- **Task statement**
Copy each line holding the string "chart".

- **Record set**

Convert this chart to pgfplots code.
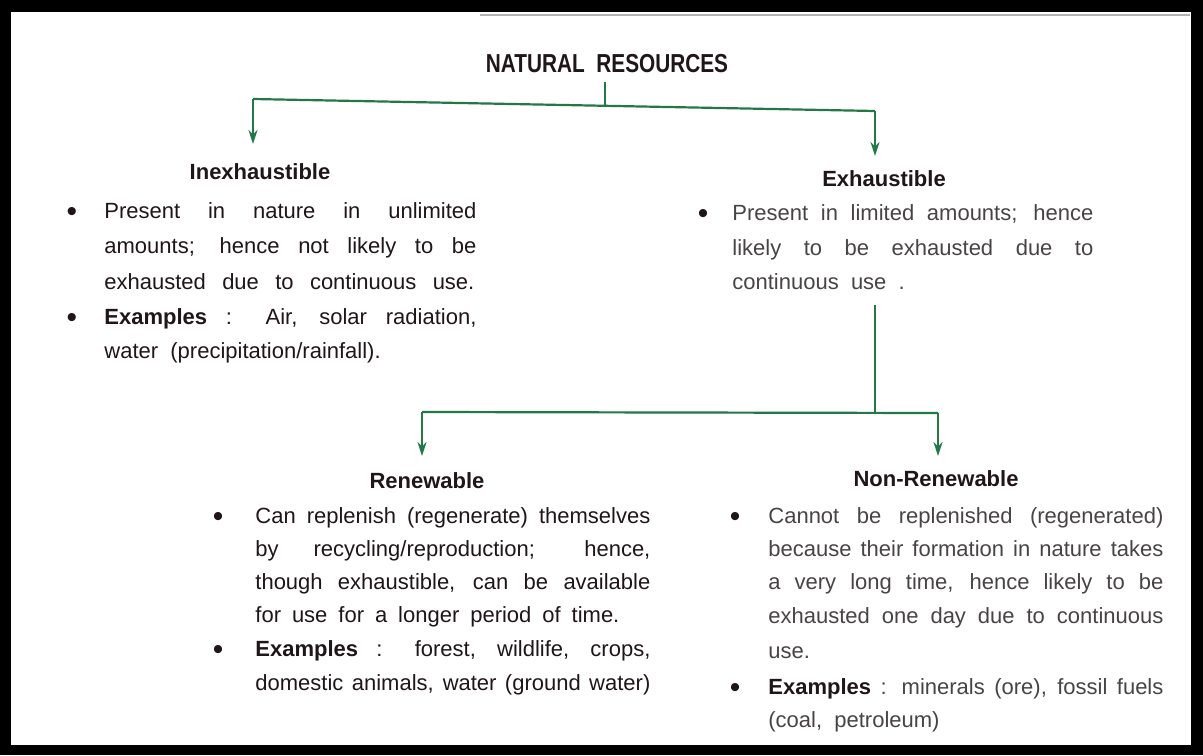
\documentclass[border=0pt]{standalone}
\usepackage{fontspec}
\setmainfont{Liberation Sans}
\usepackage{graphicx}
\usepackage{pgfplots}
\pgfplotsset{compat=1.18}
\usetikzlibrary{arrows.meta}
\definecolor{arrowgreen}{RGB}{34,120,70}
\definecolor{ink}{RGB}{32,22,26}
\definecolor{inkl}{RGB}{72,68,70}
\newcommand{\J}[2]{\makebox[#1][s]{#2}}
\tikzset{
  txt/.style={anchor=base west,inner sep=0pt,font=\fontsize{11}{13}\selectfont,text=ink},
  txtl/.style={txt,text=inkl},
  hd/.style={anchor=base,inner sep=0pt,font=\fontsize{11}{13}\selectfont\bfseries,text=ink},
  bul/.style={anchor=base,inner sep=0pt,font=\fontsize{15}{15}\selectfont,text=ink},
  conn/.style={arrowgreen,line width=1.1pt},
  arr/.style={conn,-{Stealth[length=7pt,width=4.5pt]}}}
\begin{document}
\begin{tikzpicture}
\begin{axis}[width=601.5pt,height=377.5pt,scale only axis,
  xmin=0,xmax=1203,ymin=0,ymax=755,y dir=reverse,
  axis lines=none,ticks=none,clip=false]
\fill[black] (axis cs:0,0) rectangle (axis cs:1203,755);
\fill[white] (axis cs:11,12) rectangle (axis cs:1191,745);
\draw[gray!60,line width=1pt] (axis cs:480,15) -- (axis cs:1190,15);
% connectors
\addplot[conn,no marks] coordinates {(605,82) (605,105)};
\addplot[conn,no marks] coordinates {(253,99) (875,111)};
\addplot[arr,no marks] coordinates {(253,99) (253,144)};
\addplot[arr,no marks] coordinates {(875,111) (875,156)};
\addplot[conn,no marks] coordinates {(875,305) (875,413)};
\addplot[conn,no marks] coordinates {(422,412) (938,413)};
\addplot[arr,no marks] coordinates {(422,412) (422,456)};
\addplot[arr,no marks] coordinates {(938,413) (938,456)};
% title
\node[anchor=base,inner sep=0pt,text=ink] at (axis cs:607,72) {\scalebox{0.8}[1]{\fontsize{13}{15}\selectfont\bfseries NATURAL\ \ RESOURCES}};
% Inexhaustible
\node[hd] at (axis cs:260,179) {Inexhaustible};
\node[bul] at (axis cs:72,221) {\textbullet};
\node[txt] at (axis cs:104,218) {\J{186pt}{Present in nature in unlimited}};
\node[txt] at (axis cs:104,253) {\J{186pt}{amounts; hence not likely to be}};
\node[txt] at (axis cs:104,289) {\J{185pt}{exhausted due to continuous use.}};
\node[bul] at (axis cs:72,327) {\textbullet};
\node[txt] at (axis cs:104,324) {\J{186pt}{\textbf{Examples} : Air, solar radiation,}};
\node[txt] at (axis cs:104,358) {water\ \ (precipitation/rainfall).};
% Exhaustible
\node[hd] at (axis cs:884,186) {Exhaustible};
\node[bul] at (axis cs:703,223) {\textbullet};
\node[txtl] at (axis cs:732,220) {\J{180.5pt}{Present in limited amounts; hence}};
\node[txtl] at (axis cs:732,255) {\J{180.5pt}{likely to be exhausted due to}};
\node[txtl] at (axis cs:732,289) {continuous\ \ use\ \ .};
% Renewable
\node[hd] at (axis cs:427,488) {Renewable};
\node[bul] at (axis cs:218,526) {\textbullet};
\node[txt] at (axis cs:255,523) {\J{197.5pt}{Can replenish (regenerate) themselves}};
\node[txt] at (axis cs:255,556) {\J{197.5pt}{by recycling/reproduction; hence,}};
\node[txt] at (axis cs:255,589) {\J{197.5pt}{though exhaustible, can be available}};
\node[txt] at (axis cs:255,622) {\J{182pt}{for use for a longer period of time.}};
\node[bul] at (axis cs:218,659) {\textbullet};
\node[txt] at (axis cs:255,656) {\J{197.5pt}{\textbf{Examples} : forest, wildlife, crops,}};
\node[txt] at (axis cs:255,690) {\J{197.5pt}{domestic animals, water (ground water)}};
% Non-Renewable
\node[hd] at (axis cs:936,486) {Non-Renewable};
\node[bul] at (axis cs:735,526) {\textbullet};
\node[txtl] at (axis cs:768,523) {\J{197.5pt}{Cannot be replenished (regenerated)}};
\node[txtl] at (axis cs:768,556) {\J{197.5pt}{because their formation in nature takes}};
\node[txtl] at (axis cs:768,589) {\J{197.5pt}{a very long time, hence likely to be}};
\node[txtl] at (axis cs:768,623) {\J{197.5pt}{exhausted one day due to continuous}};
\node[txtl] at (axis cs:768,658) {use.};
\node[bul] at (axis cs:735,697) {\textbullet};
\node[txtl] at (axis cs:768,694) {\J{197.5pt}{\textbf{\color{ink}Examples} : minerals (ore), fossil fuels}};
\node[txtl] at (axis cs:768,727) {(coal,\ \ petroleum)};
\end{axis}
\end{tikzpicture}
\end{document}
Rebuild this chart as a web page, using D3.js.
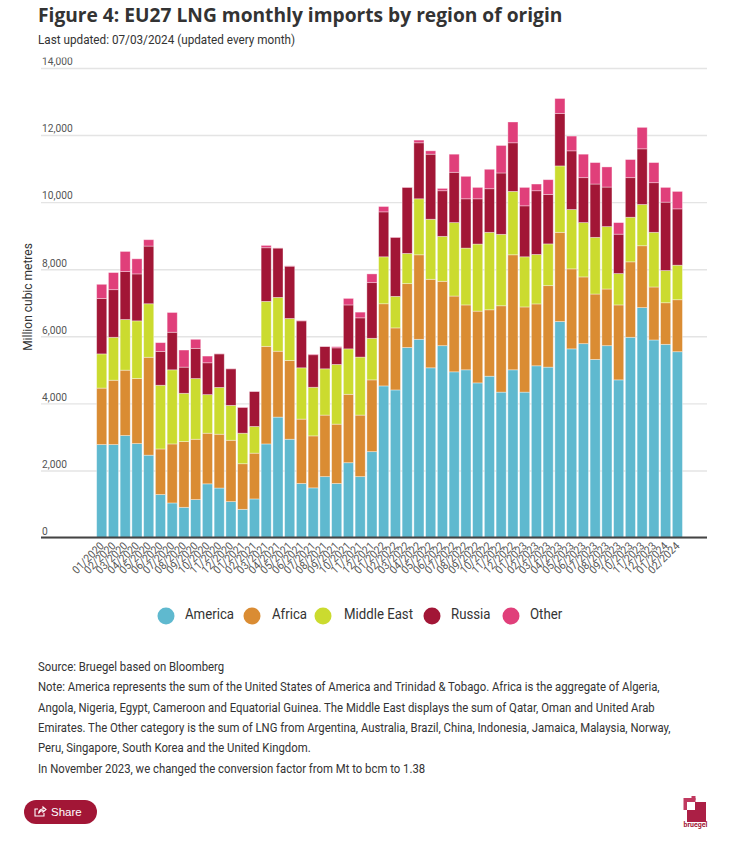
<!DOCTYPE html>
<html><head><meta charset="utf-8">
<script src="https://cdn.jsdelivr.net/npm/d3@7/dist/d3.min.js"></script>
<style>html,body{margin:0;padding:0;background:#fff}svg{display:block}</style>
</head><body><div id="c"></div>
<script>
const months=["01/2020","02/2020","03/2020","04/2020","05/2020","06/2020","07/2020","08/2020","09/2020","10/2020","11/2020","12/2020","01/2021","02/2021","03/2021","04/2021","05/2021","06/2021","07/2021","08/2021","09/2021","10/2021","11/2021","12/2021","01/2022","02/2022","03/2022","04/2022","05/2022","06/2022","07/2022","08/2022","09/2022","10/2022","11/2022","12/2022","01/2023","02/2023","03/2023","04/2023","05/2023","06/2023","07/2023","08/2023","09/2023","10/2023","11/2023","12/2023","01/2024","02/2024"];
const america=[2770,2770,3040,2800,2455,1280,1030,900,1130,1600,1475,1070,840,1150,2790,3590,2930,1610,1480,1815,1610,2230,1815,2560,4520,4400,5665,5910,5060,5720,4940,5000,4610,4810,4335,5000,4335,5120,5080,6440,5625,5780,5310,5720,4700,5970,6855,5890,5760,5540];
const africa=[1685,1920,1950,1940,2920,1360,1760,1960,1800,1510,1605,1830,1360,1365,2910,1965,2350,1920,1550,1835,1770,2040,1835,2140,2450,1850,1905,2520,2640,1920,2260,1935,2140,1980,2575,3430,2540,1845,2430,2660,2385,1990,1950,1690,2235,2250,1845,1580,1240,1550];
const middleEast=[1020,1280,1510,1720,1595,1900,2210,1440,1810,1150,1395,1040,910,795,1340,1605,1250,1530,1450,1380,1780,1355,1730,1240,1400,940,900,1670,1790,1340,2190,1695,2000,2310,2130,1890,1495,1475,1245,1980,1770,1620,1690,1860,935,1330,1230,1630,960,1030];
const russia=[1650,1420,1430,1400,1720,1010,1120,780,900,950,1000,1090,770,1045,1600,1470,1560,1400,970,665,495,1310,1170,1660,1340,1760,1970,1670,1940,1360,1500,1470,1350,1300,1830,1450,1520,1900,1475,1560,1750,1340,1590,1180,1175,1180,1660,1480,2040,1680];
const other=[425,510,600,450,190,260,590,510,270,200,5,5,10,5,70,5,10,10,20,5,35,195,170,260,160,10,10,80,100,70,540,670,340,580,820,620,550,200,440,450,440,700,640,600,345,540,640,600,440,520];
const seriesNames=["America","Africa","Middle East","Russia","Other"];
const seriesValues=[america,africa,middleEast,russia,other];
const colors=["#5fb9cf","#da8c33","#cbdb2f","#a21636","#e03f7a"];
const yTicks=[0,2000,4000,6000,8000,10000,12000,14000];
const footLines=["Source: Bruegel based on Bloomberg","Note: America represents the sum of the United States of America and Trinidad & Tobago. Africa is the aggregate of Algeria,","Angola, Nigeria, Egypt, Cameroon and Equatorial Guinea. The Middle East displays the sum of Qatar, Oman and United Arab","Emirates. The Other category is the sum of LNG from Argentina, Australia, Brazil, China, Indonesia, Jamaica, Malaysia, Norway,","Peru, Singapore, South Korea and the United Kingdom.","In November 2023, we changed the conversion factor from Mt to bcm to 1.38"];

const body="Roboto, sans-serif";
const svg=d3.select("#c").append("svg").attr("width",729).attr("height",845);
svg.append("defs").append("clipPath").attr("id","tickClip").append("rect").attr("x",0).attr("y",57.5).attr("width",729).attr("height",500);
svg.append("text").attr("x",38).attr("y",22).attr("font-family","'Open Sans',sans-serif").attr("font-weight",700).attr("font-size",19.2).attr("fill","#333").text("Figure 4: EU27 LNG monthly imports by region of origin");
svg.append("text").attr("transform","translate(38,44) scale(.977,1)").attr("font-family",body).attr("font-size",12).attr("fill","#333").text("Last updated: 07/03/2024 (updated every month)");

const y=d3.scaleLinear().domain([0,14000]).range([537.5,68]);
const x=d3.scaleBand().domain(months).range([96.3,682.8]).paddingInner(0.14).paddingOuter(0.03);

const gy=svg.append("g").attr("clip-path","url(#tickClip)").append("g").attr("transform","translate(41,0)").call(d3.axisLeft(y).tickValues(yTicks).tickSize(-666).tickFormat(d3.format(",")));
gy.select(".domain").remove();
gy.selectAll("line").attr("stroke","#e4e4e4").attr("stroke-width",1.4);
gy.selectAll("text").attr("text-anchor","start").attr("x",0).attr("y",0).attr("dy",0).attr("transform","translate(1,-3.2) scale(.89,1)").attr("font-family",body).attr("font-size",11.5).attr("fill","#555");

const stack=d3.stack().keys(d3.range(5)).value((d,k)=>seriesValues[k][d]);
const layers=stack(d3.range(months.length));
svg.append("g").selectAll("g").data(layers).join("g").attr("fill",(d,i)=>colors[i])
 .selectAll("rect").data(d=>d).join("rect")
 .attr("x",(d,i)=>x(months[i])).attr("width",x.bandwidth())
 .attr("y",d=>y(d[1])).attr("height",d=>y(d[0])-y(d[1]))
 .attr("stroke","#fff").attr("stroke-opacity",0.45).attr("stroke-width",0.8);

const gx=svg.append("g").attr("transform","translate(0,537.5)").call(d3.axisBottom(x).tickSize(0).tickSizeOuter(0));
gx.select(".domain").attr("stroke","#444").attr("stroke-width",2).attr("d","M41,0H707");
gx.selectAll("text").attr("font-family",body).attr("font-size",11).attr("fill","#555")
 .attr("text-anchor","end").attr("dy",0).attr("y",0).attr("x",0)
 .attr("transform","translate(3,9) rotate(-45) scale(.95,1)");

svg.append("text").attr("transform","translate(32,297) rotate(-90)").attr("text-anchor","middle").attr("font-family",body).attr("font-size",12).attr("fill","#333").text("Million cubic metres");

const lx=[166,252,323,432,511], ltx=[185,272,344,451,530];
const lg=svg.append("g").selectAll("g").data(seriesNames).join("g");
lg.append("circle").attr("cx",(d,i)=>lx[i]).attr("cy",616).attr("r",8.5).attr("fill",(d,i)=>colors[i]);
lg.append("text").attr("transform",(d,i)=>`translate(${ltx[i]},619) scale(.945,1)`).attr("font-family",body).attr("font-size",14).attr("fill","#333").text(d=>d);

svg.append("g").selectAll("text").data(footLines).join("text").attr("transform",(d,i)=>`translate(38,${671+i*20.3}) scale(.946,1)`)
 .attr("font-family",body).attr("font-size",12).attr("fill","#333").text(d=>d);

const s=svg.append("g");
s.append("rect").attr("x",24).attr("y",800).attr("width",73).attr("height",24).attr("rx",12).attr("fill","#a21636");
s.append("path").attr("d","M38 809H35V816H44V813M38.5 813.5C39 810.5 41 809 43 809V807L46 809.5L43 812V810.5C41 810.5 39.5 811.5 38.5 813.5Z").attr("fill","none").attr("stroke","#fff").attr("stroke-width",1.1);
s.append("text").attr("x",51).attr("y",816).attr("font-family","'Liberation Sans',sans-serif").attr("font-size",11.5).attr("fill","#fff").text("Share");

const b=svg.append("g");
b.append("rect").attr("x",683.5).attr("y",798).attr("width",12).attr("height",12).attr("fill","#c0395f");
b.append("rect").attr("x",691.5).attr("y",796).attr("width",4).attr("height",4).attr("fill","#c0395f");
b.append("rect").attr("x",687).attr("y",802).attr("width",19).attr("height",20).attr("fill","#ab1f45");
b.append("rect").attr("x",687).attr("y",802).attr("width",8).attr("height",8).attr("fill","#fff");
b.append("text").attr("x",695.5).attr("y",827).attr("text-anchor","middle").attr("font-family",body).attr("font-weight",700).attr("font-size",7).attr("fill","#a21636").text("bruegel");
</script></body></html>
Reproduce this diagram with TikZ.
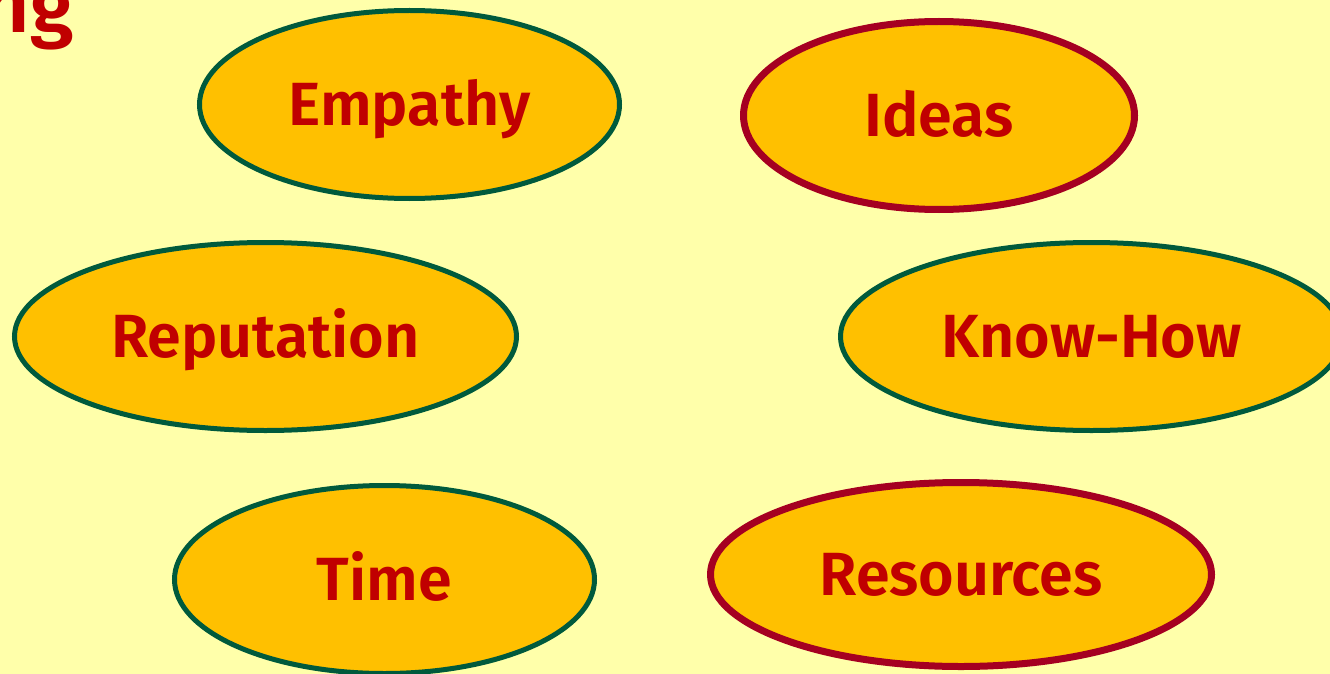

- **Exercise output**
Convert this chart to pgfplots code.
Rebuild this chart as a web page, using D3.js.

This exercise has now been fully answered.